▶ PROVIDED DATA:

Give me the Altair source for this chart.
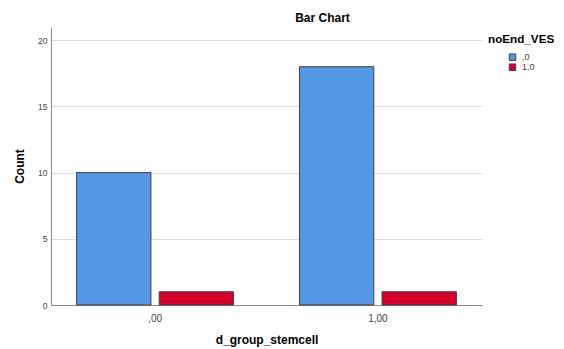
import altair as alt
import pandas as pd

categories = [",00", "1,00"]
series_names = [",0", "1,0"]
counts_0 = [10, 18]
counts_1 = [1, 1]
y_ticks = [0, 5, 10, 15, 20]

rows = []
for i, c in enumerate(categories):
    rows.append({"group": c, "series": series_names[0], "count": counts_0[i]})
    rows.append({"group": c, "series": series_names[1], "count": counts_1[i]})
df = pd.DataFrame(rows)

blue = "#5596e6"
red = "#d3002e"

chart = alt.Chart(df).mark_bar(stroke="#404040", strokeWidth=1).encode(
    x=alt.X(
        "group:N",
        sort=categories,
        scale=alt.Scale(paddingInner=0.296, paddingOuter=0.115),
        axis=alt.Axis(
            title="d_group_stemcell", labelAngle=0, ticks=False, grid=False,
            labelFontSize=10, labelColor="#444444", labelPadding=8,
            titleFontSize=12, titleFontWeight="bold", titleColor="#000000",
            titlePadding=11, domainColor="#888888",
        ),
    ),
    xOffset=alt.XOffset(
        "series:N", sort=series_names,
        scale=alt.Scale(paddingInner=0.1, paddingOuter=0),
    ),
    y=alt.Y(
        "count:Q",
        scale=alt.Scale(domain=[0, 21], nice=False),
        axis=alt.Axis(
            values=y_ticks, title="Count", ticks=False, grid=True,
            gridColor="#dcdcdc", gridWidth=1,
            labelFontSize=8.5, labelColor="#444444", labelPadding=4,
            titleFontSize=12, titleFontWeight="bold", titleColor="#000000",
            titlePadding=11, domainColor="#888888",
        ),
    ),
    color=alt.Color(
        "series:N",
        scale=alt.Scale(domain=series_names, range=[blue, red]),
        legend=alt.Legend(
            title="noEnd_VES", orient="none", legendX=437, legendY=7,
            titleFontSize=11.7, titleFontWeight="bold", titleColor="#000000",
            titlePadding=7, symbolType="square", symbolSize=42,
            symbolStrokeColor="#404040", symbolStrokeWidth=1,
            labelFontSize=9, labelColor="#444444", rowPadding=-1,
            clipHeight=9, symbolOffset=20, labelOffset=5,
        ),
    ),
).properties(
    width=431,
    height=278,
    title=alt.TitleParams(
        "Bar Chart", anchor="middle", frame="group", dx=56, offset=-7,
        baseline="alphabetic", fontSize=12, fontWeight="bold", color="#000000",
    ),
    autosize=alt.AutoSizeParams(type="none"),
    padding={"left": 43, "top": 19, "right": 74, "bottom": 42},
).configure(
    font="Liberation Sans",
).configure_view(
    stroke=None,
)

chart.save("out.html", embed_options={"renderer": "svg", "actions": False})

▶ TASK TO COMPLETE: Only the lines from the start of the material through the line containing "y_ticks = [0, 5, 10, 15, 20]" should be transcribed. Pictures stay out.

▶ OUTPUT FOR THIS EXERCISE:
Give me the Altair source for this chart.
import altair as alt
import pandas as pd

categories = [",00", "1,00"]
series_names = [",0", "1,0"]
counts_0 = [10, 18]
counts_1 = [1, 1]
y_ticks = [0, 5, 10, 15, 20]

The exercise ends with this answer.